The Trade Desk, Inc. (NASDAQ: TTD) created significant shareholder value over the years, leveraging the rapidly expanding market for online advertising. The company, a market leader in the innovative concept of programmatic advertising, has played a key role in transforming the way the ad world functions.
The stock closed the last session sharply lower, as Wall Street witnessed a hectic tech selloff, after hitting an all-time high at the beginning of the session. The withdrawal, less than one week ahead of the company’s fourth-quarter report, came as a disappointment to the market. However, Analysts’ positive estimates point to improvement as the earnings event nears.
In the longer term, the price moderation will likely persist, in line with the target set by experts. The good news is that now Trade Desk has become more affordable to potential investors who believe the stock is overvalued.
Experts’ View
Most market watchers recommend buying the stock, taking a cue from the company’s growth prospects. It needs to be noted that Trade Desk has maintained steady momentum so far, supported by constant innovation and strategic partnerships – a trend that is expected to continue in the foreseeable future.
Thriving Biz
The company has been successful in earning the trust of advertisers across the globe and the goodwill is paying off. There is every reason to believe that the adoption of programmatic advertising would gather steam in the coming years, which will reflect in Trade Desk’s top-line performance.
A Sure Bet?
The stock has remained an investors’ favorite ever since it started trading a few years ago, even though the value kept increasing. TTD gained about 58% in the past twelve months and 16% since the beginning of 2020.

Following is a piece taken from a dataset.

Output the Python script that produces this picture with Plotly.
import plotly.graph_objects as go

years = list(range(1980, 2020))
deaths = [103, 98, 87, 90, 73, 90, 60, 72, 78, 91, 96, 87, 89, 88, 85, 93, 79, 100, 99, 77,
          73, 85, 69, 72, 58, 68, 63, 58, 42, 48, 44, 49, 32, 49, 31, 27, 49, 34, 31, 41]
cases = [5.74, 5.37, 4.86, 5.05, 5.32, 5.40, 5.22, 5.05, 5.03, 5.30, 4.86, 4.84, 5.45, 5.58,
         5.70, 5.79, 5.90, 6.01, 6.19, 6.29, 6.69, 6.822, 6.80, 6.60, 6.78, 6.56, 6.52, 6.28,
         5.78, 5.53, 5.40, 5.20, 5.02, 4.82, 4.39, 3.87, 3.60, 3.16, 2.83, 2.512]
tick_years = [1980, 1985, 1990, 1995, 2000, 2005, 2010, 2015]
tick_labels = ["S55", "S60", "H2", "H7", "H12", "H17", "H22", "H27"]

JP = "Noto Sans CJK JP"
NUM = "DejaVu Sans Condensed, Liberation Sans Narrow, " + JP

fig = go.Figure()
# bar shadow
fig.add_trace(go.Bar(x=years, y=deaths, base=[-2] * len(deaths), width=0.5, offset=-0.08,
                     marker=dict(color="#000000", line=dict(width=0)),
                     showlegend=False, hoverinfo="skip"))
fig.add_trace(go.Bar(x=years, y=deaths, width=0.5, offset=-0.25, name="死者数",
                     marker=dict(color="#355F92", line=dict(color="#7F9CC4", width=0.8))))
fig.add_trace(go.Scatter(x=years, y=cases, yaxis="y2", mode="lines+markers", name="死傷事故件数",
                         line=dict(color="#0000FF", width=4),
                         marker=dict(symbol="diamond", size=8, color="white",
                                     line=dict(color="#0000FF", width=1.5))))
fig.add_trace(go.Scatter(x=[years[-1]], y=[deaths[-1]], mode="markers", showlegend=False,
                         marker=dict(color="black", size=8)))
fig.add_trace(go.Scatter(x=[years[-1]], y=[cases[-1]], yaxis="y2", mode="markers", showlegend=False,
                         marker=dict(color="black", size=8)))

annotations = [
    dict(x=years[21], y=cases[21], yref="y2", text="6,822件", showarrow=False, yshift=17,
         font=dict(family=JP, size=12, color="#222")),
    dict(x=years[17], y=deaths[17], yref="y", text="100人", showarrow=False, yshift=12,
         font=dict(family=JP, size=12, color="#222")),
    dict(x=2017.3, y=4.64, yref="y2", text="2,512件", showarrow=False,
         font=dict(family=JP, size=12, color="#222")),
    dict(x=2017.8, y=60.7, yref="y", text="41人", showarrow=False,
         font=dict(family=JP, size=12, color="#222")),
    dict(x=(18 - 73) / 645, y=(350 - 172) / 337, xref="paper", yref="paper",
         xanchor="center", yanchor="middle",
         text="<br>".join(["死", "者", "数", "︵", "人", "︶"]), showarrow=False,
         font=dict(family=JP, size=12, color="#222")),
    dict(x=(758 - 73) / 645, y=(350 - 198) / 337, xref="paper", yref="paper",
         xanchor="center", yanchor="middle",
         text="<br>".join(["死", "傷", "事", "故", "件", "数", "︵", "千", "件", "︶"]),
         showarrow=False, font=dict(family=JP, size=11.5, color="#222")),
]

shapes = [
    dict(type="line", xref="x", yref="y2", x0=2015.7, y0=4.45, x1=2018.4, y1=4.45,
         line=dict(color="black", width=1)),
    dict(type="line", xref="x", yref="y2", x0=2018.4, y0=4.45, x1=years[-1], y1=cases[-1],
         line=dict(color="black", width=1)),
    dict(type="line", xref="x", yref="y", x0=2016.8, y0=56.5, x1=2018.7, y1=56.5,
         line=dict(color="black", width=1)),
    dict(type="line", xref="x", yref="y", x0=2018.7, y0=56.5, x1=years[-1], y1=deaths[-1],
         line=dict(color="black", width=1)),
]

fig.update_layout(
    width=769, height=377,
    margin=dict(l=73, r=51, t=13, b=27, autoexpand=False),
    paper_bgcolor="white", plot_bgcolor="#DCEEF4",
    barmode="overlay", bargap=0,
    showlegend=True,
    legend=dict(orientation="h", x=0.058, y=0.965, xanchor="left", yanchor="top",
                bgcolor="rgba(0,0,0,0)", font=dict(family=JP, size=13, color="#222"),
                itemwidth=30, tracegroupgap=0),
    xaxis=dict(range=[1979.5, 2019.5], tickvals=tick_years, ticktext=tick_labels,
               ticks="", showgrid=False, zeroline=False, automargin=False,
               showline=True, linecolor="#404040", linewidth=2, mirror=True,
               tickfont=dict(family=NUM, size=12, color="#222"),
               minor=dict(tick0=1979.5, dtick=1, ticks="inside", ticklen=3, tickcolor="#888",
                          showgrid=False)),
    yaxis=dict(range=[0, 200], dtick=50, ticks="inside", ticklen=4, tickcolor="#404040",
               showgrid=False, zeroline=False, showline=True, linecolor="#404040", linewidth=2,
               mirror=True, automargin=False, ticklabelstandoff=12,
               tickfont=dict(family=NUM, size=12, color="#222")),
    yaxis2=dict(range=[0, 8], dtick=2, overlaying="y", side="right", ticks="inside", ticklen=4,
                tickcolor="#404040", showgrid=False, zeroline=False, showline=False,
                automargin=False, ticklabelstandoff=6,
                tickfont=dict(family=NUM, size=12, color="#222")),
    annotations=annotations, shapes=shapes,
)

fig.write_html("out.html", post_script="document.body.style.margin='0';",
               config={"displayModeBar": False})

The general outlook on the industry is quite bullish, given the steady uptick in ad spending by enterprises. The trend is fast catching up, buoyed by the positive momentum in the global economy.
In the third quarter, a double-digit growth in revenues drove up Trade Desk’s earnings by 15% to $0.75 per share. The results benefited from higher ad spend across all the platforms, especially the mobile and connected TV channels.